Insurance is essentially about assessing, preventing, and mitigating risk with data. Insurers have been using data from telematics in risk mitigation for years in automotive fleet management and have since expanded into automobile and home insurance use. This is a win-win scenario that make customers happy with reduced premiums while limiting the amount of coverage that is necessary. Telematics data is the hidden hero.

The ROI of Drones for Insurance Companies

Drones are emerging in a similar way, but with even more immediate and stronger ROI.
There are many use-cases where drones are already making an impact in core insurance practices including: damage assessment, claims inspection, risk mitigation, underwriting and fraud prevention.

Industry leaders are routinely achieving 3-5X ROI from their drone programs, with claims inspection the vital workflow reaping much of the gains. With drones, images from the field can be evaluated before coverage is determined and turnaround times on claims are reduced drastically.

In the case of catastrophes and disasters, a drone can provide real-time video that captures the extent of damaged areas, long before the location is safe or accessible to vehicles. Insurance companies are also getting into the game of insuring drones and their operators opening whole new lines of business.

The ROI of drones for insurance companies is so large that they’ve been willing to navigate the complex set of software tools often needed to operate. As they add more Part 107 pilots to their operations, the biggest challenge is managing the data, assets and compliance needs that come with teams of 50, 100 and more. The challenge and opportunity of big drone data will increasingly become a focus for more leaders in the space. (Learn more about how Kittyhawk serves insurance companies.)



Safer and Smarter Working Conditions for Adjusters

Companies are moving from dangerous, hands-on, time-intensive property inspections, to a quick, safe, and much faster process that allows workers to stay on the ground. Drones are replacing the ladders and handheld cameras adjusters would typically have to use to inspect damage. This is a welcome change as the Department of Labor reports that property adjusters have nearly 4 times the injury rate of construction workers.

Adjusters typically show up with little-to-no information about the property.
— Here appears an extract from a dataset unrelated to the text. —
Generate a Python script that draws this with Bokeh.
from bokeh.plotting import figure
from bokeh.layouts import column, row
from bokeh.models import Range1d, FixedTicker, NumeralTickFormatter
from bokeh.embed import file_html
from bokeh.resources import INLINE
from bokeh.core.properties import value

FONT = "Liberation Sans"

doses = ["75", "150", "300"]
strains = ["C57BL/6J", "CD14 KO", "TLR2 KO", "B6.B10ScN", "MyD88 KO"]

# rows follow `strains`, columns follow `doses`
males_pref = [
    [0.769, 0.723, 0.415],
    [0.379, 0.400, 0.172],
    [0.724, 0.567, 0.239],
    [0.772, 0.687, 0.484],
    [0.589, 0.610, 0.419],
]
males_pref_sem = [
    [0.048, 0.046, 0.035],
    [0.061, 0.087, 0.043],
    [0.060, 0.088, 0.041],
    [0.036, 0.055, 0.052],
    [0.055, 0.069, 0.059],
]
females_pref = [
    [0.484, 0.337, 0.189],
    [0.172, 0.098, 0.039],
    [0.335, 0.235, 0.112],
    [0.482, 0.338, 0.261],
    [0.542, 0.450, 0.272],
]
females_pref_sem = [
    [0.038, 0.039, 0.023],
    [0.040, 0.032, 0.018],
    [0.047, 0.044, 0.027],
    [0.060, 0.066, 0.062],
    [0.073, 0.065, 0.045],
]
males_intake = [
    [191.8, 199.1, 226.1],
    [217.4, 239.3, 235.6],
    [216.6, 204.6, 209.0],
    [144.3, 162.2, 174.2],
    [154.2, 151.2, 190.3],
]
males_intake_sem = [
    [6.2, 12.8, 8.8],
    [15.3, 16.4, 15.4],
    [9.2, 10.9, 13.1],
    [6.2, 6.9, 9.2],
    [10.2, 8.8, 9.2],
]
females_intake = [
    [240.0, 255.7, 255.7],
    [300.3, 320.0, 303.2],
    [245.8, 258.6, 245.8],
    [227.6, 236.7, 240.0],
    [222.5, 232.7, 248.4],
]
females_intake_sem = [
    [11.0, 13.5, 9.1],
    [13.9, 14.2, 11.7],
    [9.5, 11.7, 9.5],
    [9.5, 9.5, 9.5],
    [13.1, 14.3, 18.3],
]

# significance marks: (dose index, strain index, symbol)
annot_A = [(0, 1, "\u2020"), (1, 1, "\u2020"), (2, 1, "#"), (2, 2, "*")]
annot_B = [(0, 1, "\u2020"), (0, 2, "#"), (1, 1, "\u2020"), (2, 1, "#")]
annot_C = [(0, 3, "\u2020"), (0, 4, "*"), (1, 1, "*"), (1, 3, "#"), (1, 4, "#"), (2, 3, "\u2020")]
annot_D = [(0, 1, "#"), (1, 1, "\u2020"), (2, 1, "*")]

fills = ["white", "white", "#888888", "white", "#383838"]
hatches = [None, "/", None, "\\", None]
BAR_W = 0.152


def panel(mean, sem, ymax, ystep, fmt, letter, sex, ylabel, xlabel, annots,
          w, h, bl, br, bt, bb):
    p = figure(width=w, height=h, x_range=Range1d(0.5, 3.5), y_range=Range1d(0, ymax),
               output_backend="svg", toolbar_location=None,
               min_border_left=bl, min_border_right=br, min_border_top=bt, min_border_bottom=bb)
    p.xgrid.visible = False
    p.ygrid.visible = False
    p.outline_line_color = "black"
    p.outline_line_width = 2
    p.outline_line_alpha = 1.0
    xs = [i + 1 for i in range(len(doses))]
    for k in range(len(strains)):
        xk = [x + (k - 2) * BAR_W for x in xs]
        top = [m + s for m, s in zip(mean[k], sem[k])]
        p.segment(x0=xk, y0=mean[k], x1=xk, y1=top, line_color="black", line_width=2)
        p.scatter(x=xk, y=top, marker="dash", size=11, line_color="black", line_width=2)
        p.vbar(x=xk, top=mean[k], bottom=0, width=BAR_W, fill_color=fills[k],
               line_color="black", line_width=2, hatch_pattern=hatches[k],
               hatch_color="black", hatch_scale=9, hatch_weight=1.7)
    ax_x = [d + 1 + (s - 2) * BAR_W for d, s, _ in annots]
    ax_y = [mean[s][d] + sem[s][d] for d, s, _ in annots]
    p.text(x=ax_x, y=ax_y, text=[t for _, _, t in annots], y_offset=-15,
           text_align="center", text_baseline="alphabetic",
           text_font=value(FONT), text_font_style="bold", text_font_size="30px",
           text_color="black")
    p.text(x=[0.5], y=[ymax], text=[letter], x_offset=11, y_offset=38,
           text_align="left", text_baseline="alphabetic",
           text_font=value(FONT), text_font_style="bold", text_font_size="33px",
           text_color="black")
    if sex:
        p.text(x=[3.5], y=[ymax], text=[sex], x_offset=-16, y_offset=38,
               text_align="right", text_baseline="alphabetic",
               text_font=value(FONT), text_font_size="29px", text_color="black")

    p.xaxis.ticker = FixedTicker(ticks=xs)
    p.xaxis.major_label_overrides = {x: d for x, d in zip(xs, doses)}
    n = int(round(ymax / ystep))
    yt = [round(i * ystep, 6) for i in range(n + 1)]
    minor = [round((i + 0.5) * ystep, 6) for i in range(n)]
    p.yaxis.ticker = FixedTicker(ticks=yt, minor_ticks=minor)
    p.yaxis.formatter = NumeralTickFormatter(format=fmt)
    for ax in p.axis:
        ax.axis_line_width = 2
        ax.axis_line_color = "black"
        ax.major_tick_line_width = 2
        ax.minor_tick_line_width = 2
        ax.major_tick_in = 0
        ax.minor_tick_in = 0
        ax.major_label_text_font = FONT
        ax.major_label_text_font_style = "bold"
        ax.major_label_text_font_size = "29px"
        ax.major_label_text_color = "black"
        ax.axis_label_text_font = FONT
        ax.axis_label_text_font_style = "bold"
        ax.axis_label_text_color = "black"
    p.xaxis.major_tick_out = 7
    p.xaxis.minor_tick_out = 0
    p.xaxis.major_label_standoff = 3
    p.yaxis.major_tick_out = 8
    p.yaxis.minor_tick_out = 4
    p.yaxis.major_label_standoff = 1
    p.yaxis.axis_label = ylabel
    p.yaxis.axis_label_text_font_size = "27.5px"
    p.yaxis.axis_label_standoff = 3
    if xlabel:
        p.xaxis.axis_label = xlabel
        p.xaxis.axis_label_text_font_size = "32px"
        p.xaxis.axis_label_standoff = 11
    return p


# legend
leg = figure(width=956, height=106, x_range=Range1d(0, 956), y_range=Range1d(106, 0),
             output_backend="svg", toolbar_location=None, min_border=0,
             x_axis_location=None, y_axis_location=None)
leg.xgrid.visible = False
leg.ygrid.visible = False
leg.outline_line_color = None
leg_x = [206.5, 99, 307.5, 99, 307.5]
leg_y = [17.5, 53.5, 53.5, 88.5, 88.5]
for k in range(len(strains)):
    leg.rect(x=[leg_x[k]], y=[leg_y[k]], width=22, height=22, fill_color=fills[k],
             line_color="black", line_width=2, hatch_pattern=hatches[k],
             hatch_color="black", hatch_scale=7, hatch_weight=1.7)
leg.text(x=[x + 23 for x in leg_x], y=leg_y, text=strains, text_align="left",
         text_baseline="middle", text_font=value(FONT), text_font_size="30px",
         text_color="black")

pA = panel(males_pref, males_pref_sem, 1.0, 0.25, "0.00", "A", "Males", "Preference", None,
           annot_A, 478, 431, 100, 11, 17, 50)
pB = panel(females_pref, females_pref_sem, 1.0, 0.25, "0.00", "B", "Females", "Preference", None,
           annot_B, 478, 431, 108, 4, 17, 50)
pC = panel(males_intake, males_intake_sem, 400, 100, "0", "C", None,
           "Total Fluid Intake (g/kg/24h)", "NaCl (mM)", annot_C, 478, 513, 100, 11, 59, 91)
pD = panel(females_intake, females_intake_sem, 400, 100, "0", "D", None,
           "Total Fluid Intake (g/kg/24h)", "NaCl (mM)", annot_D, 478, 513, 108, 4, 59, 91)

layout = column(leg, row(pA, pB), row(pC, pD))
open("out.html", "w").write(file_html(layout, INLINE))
Most of the initial details come from an internal form known as the First Notice of Loss (FNOL). Due to the nature of insurance, and their customers quickly filing claims after an event, the information is often vague. If their effort is focused around a leak or exterior damage, the adjuster then works backward to determine whether the problem is related to the roof, a window, or some other cause and then determine the cost of repairs.
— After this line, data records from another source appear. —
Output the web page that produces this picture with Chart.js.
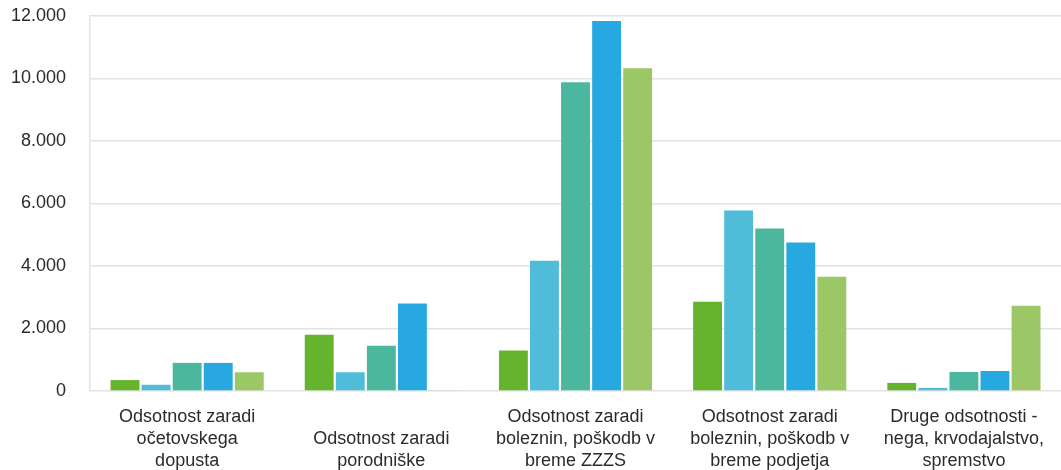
<!DOCTYPE html>
<html>
<head>
<meta charset="utf-8">
<script src="https://cdn.jsdelivr.net/npm/chart.js@4"></script>
<style>
  html, body { margin: 0; padding: 0; background: #ffffff; }
  #wrap { width: 1061px; height: 470px; position: relative; }
</style>
</head>
<body>
<div id="wrap"><canvas id="chart" width="1061" height="470"></canvas></div>
<script>
// Categories (axis labels, pre-wrapped into lines)
const categories = [
  ["Odsotnost zaradi", "očetovskega", "dopusta"],
  ["", "Odsotnost zaradi", "porodniške"],
  ["Odsotnost zaradi", "boleznin, poškodb v", "breme ZZZS"],
  ["Odsotnost zaradi", "boleznin, poškodb v", "breme podjetja"],
  ["Druge odsotnosti -", "nega, krvodajalstvo,", "spremstvo"]
];

// Five series, one value per category
const series1 = [350, 1800, 1300, 2860, 260];
const series2 = [200, 600, 4170, 5780, 100];
const series3 = [900, 1450, 9880, 5200, 610];
const series4 = [900, 2800, 11840, 4750, 640];
const series5 = [600, 20, 10330, 3660, 2730];

const seriesNames = ["Serija 1", "Serija 2", "Serija 3", "Serija 4", "Serija 5"];
const seriesColors = ["#66b32e", "#4fbcd9", "#4ab79e", "#27a8e0", "#9cc766"];

// Value axis ticks
const yTicks = [0, 2000, 4000, 6000, 8000, 10000, 12000];

const allSeries = [series1, series2, series3, series4, series5];
const datasets = allSeries.map((vals, i) => ({
  label: seriesNames[i],
  data: vals,
  backgroundColor: seriesColors[i],
  borderWidth: 0,
  categoryPercentage: 0.8,
  barPercentage: 0.93
}));

function formatThousands(v) {
  return String(v).replace(/\B(?=(\d{3})+(?!\d))/g, ".");
}

new Chart(document.getElementById("chart"), {
  type: "bar",
  data: { labels: categories, datasets: datasets },
  options: {
    responsive: false,
    animation: false,
    layout: { padding: { left: 11, right: 0, top: 16, bottom: -17 } },
    plugins: {
      legend: { display: false },
      tooltip: { enabled: false }
    },
    scales: {
      x: {
        grid: { display: false, drawTicks: false },
        border: { display: false },
        ticks: {
          autoSkip: false,
          maxRotation: 0,
          minRotation: 0,
          padding: 15,
          color: "#2b2b2b",
          font: { family: "'Liberation Sans', Arial, Helvetica, sans-serif", size: 18, lineHeight: 1.222 }
        }
      },
      y: {
        min: 0,
        max: 12000,
        afterBuildTicks: (axis) => { axis.ticks = yTicks.map(v => ({ value: v })); },
        grid: { color: "#e2e2e2", lineWidth: 1.5, drawTicks: true, tickLength: 24, tickColor: "rgba(0,0,0,0)" },
        border: { display: true, color: "#e2e2e2", width: 1.5 },
        ticks: {
          padding: 0,
          color: "#2b2b2b",
          font: { family: "'Liberation Sans', Arial, Helvetica, sans-serif", size: 18 },
          callback: (v) => formatThousands(v)
        }
      }
    }
  }
});
</script>
</body>
</html>
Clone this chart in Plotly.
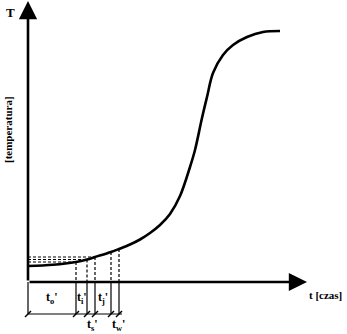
import plotly.graph_objects as go

# Sigmoidal heating curve: time (arbitrary units) vs temperature (arbitrary units)
curve_t = [0, 2.5, 4.8, 5.9, 6.7, 8.3, 9.1, 10.2, 11.2, 12.2, 13.2, 14.2, 15.2, 16.2, 16.7, 17.4, 17.9, 18.5, 19.5, 20.5, 21.9, 23.5, 25.2]
curve_T = [1.6, 1.72, 2.0, 2.25, 2.5, 3.0, 3.3, 3.75, 4.25, 4.9, 5.7, 6.8, 8.6, 11.5, 13.2, 16.4, 18.5, 20.9, 22.7, 23.7, 24.5, 25.0, 25.1]

# Characteristic time marks and corresponding temperatures on the curve
mark_t = [4.8, 5.9, 6.7, 8.3, 9.1]
mark_T = [2.0, 2.25, 2.5, 3.0, 3.3]
hline_count = 3  # first three marks have horizontal dashed guides

# Interval labels (upper row) and lower-row labels
upper_labels = ["t<sub>o</sub>'", "t<sub>i</sub>'", "t<sub>j</sub>'"]
upper_pos = [2.4, 5.35, 7.5]
lower_labels = ["t<sub>s</sub>'", "t<sub>w</sub>'"]
lower_pos = [6.4, 9.0]

x_max_axis = 27.9
y_max_axis = 28.1
bottom_T = -3.2
upper_row_T = -1.6
lower_row_T = -4.3

fig = go.Figure()

# thin extensions below the time axis
for xv in [0] + mark_t:
    fig.add_trace(go.Scatter(x=[xv, xv], y=[0, bottom_T], mode="lines",
                             line=dict(color="black", width=1.2), hoverinfo="skip"))
# bottom baseline
fig.add_trace(go.Scatter(x=[0, mark_t[-1] + 0.3], y=[bottom_T, bottom_T], mode="lines",
                         line=dict(color="black", width=1.2), hoverinfo="skip"))
# small tick marks on the baseline
fig.add_trace(go.Scatter(x=[0] + mark_t, y=[bottom_T] * (len(mark_t) + 1), mode="markers",
                         marker=dict(symbol="line-ne", size=6, line=dict(color="black", width=1.5)),
                         hoverinfo="skip"))

# vertical dashed guides from curve to axis
for xv, yv in zip(mark_t, mark_T):
    fig.add_trace(go.Scatter(x=[xv, xv], y=[yv, 0], mode="lines",
                             line=dict(color="black", width=1.2, dash="3px,2px"), hoverinfo="skip"))
# horizontal dashed guides
for xv, yv in zip(mark_t[:hline_count], mark_T[:hline_count]):
    fig.add_trace(go.Scatter(x=[0, xv], y=[yv, yv], mode="lines",
                             line=dict(color="black", width=1.2, dash="3px,2px"), hoverinfo="skip"))

# main curve
fig.add_trace(go.Scatter(x=curve_t, y=curve_T, mode="lines", line_shape="spline",
                         line=dict(color="black", width=2.6), hoverinfo="skip"))

annotations = []
# axes with arrows
annotations.append(dict(x=0, y=y_max_axis, ax=0, ay=0, xref="x", yref="y", axref="x", ayref="y",
                        showarrow=True, arrowhead=2, arrowsize=1.4, arrowwidth=2.6, arrowcolor="black", text=""))
annotations.append(dict(x=x_max_axis, y=0, ax=0, ay=0, xref="x", yref="y", axref="x", ayref="y",
                        showarrow=True, arrowhead=2, arrowsize=1.4, arrowwidth=2.6, arrowcolor="black", text=""))

serif = "Liberation Serif"
annotations.append(dict(x=-1.8, y=27.0, xref="x", yref="y", text="<b>T</b>", showarrow=False,
                        font=dict(family=serif, size=13, color="black")))
annotations.append(dict(x=-2.0, y=15.2, xref="x", yref="y", text="<b>[temperatura]</b>", showarrow=False,
                        textangle=-90, font=dict(family=serif, size=11, color="black")))
annotations.append(dict(x=29.7, y=-1.3, xref="x", yref="y", text="<b>t [czas]</b>", showarrow=False,
                        font=dict(family=serif, size=11, color="black")))
for lab, xp in zip(upper_labels, upper_pos):
    annotations.append(dict(x=xp, y=upper_row_T, xref="x", yref="y", text="<b>" + lab + "</b>", showarrow=False,
                            font=dict(family=serif, size=12, color="black")))
for lab, xp in zip(lower_labels, lower_pos):
    annotations.append(dict(x=xp, y=lower_row_T, xref="x", yref="y", text="<b>" + lab + "</b>", showarrow=False,
                            font=dict(family=serif, size=12, color="black")))

fig.update_layout(
    width=347, height=334,
    margin=dict(l=0, r=0, t=0, b=0),
    paper_bgcolor="white", plot_bgcolor="white",
    showlegend=False,
    xaxis=dict(range=[-2.8, 31.9], visible=False, fixedrange=True),
    yaxis=dict(range=[-5.2, 28.2], visible=False, fixedrange=True),
    annotations=annotations,
)

fig.write_html("out.html")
Part 107 certified insurance adjusters in the field have an additional workflow to fly their drone in a safe and compliant fashion. They first need to check regulations and airspace to make sure they’re flying legally under safe and compliant conditions. Once they launch the drone, the first step is to get a general lay of the land and/or property to better understand what areas need more attention and documentation. Adjusters can then use the drone to get even more detailed photos or data, like measurements, in areas that garner further interest.
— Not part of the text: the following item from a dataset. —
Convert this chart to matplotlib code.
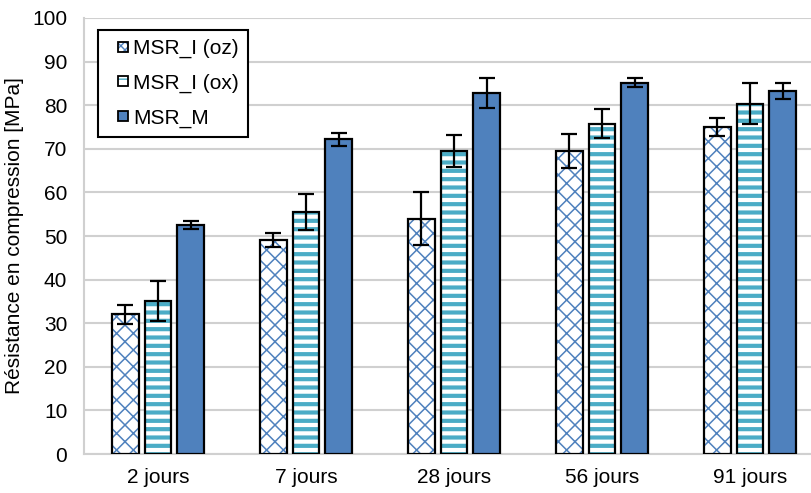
import numpy as np
import matplotlib.pyplot as plt
from matplotlib.patches import Patch, Rectangle
from matplotlib.legend_handler import HandlerTuple, HandlerPatch

plt.rcParams['font.family'] = ['Liberation Sans', 'DejaVu Sans']

# data
ages = ["2 jours", "7 jours", "28 jours", "56 jours", "91 jours"]
series = ["MSR_I (oz)", "MSR_I (ox)", "MSR_M"]
oz_mean = [32.0, 49.0, 54.0, 69.5, 75.0]
oz_err = [2.2, 1.6, 6.0, 4.0, 2.1]
ox_mean = [35.0, 55.5, 69.5, 75.8, 80.3]
ox_err = [4.6, 4.2, 3.6, 3.3, 4.7]
m_mean = [52.5, 72.2, 82.8, 85.2, 83.3]
m_err = [1.0, 1.5, 3.4, 1.0, 1.9]

blue = "#4F81BD"
cyan = "#4BACC6"

fig = plt.figure(figsize=(8.12, 4.93), dpi=100)
ax = fig.add_axes([84 / 812, 39 / 493, 1 - 84 / 812, (454 - 18) / 493])

x = np.arange(len(ages))
w = 0.18
off = 0.22
fs = 15

# MSR_I (oz): white with blue diamond pattern
with plt.rc_context({'hatch.linewidth': 1.1}):
    ax.bar(x - off, oz_mean, w, color="white", edgecolor=blue, hatch="xx", linewidth=0, zorder=2)
    oz_h = Patch(facecolor="white", edgecolor=blue, hatch="xxxx", linewidth=0)
ax.bar(x - off, oz_mean, w, fill=False, edgecolor="black", linewidth=1.6, zorder=3)

# MSR_I (ox): white with cyan horizontal stripes
with plt.rc_context({'hatch.linewidth': 3.0}):
    ax.bar(x, ox_mean, w, color="white", edgecolor=cyan, hatch="--", linewidth=0, zorder=2)
    ox_h = Patch(facecolor="white", edgecolor=cyan, hatch="--", linewidth=0)
ax.bar(x, ox_mean, w, fill=False, edgecolor="black", linewidth=1.6, zorder=3)

# MSR_M: solid blue
ax.bar(x + off, m_mean, w, color=blue, edgecolor="black", linewidth=1.6, zorder=3)

for pos, mean, err in [(x - off, oz_mean, oz_err), (x, ox_mean, ox_err), (x + off, m_mean, m_err)]:
    ax.errorbar(pos, mean, yerr=err, fmt="none", ecolor="black", elinewidth=1.6,
                capsize=5.5, capthick=1.6, zorder=4)

ax.set_ylim(0, 100)
ax.set_xlim(-0.5, 4.5 - 12 / 148)
ax.set_yticks(np.arange(0, 101, 10))
ax.set_xticks(x)
ax.set_xticklabels(ages, fontsize=fs)
ax.tick_params(axis="y", labelsize=fs, length=0, pad=12)
ax.tick_params(axis="x", length=0, pad=10)
ax.yaxis.grid(True, color="#D0D0D0", linewidth=1.5, zorder=0)
ax.set_axisbelow(True)
for s in ["top", "right"]:
    ax.spines[s].set_visible(False)
for s in ["left", "bottom"]:
    ax.spines[s].set_color("#D0D0D0")
    ax.spines[s].set_linewidth(1.5)
ax.set_ylabel("Résistance en compression [MPa]", fontsize=fs, labelpad=6)


def small_square(legend, orig_handle, xdescent, ydescent, width, height, fontsize):
    s = 7.2
    return Rectangle((-xdescent + width - s, -ydescent + (height - s) / 2), s, s)


outline = dict(fill=False, edgecolor="black", linewidth=1.3)
handles = [
    (oz_h, Patch(**outline)),
    (ox_h, Patch(**outline)),
    (Patch(facecolor=blue, edgecolor="black", linewidth=1.3),),
]
leg = ax.legend(handles, series, loc="upper left", bbox_to_anchor=(98 / 812, 1 - 30 / 493),
                bbox_transform=fig.transFigure, fontsize=fs, frameon=True, fancybox=False,
                handler_map={tuple: HandlerTuple(ndivide=1, pad=0),
                             Patch: HandlerPatch(patch_func=small_square)},
                handlelength=1.0, handleheight=0.6, handletextpad=0.25, labelspacing=0.74,
                borderpad=0.44, borderaxespad=0)
leg.get_frame().set_edgecolor("black")
leg.get_frame().set_linewidth(1.5)
leg.get_frame().set_alpha(1)

fig.savefig("out.png", dpi=100)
For houses, and even commercial properties, adjusters are doing complete inspections, using a single battery charge with drones in about five to fifteen minutes. A task that otherwise would take an hour or more. Adjusters are improving their time-at-site metrics by leaps and bounds. Three houses a day, is now three houses in an hour.

At every level, insurers are transforming their analog business processes with the entirely new data capabilities that drones enable. Ultimately the beneficiary is every one of us that when damage or disaster strikes, can get the financial help they need faster and easier than ever before.